At the apartment in Shawnee all I could do was sleep and I had really tormented dreams. MG couldn't understand it when I would tell him that they were still out there. I didn't understand what I meant. It was at this point I went to my parent's place and tried to stay clean. I was staying clean but all the crazy stuff was still happening. When I went outside at night to leave for work and the stars that followed me were still out there. They would follow me real close now. I would look away and try to ignore them. One of them followed me all the way to a Travis's house and when I pulled in his driveway he was standing outside looking up and asked me if that light had followed me there? I couldn't believe that he had seen it too. It wasn't long until I fell back in to the crank and caused major problems within my family and I couldn't explain to them what was happening to me it cause it wasn‘t making any sense to me. I had walked off from everything and gave up on a real life and lost it all during this time.

I still had my problem following me. This time MG and I moved south to Seminole. (Jan 97). It was secluded area with a lot of black jack trees. One day in January when it was unseasonably warm I decided to go out and rake the yard. I bagged the leaves up I threw the bags off to the eastside of the house. There was no breeze blowing whatsoever, but at the southeast corner fence line there was a leaf devil circling around. I wouldn't have thought any more about except it started moving towards me coming up through the trees. I just stood there at the edge of the patio watching it maneuver up towards the patio. After a couple of seconds it was up on the edge of the patio 10' feet from me at stopped there, still spinning. I remember thinking to myself, "you don't scare me," and then it took off down the hill where I had thrown the bags of leaves and just dropped right there. MG and I were still seeing each other, but it was a messed up relationship of "on one day and off the next." Due to my obsessive distrust of everybody around me. Everyday something strange happened. One time I was taking MG up to Gail's with me and we were tag watchers due to the tailing that happened all the time. While we stopped a couple of miles from Gail's at a convenience store I seen a tag that was XXX045 and I cracked a joke that he wasn't a 007...Ha ha! As we left there to Gail's house I decided that I would have MG drive by my old house where I used to live and show him where I had grew up. Last time I had been by there the house was empty and had been gutted. This time it was restored and in the driveway there was parked a maroon mini-van with the license plate of XXX007. Real strange, it was another one of those things that I knew that meant something. After that I seen 007 license plates all the time.

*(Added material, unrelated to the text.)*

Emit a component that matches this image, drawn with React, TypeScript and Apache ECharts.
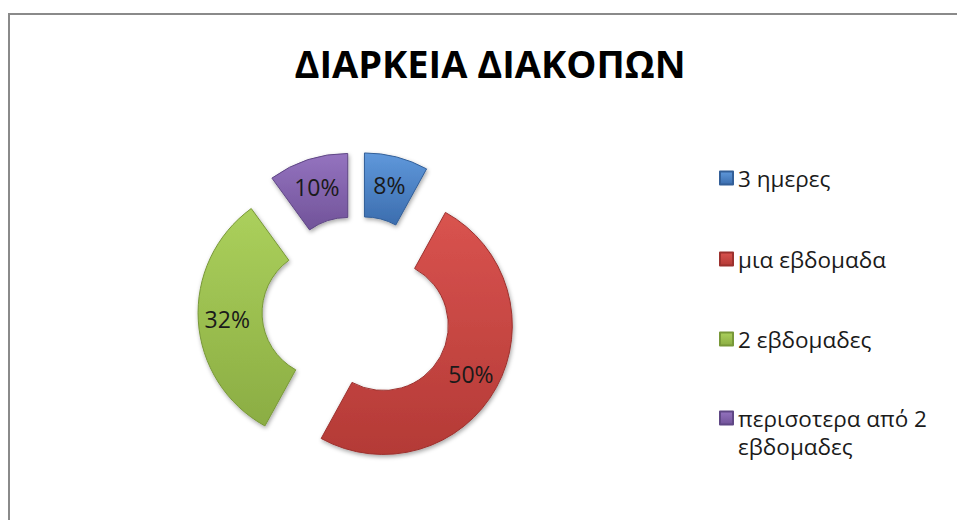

I put everything I owned in storage and moved up to OKC with my friend Gail. (Mar 97). One day I tried to tell her about the lights that followed me and she cracked a joke, "are you gonna tell me there is little green men in there?" I hadn't even considered that at all, I never considered the UFO stuff to be real anyway. I didn't even consider that that was what they were. I could believe that they were some kind of Government Conspiracy. You know, pick out the cranksters cause no one will believe them anyhow? So I never brought them up to her again. I did tell her that when I found out what was going on I would tell her. I was being driven; by I don't know what at this time, to find out what was going on, because I always knew it meant something important. I still didn't realize the voices in my mind were out to kill me. I can't tell you how many times I woke up driving down the road in the nick of time before I either hit a ditch, embankment or other vehicles. God intervened many times!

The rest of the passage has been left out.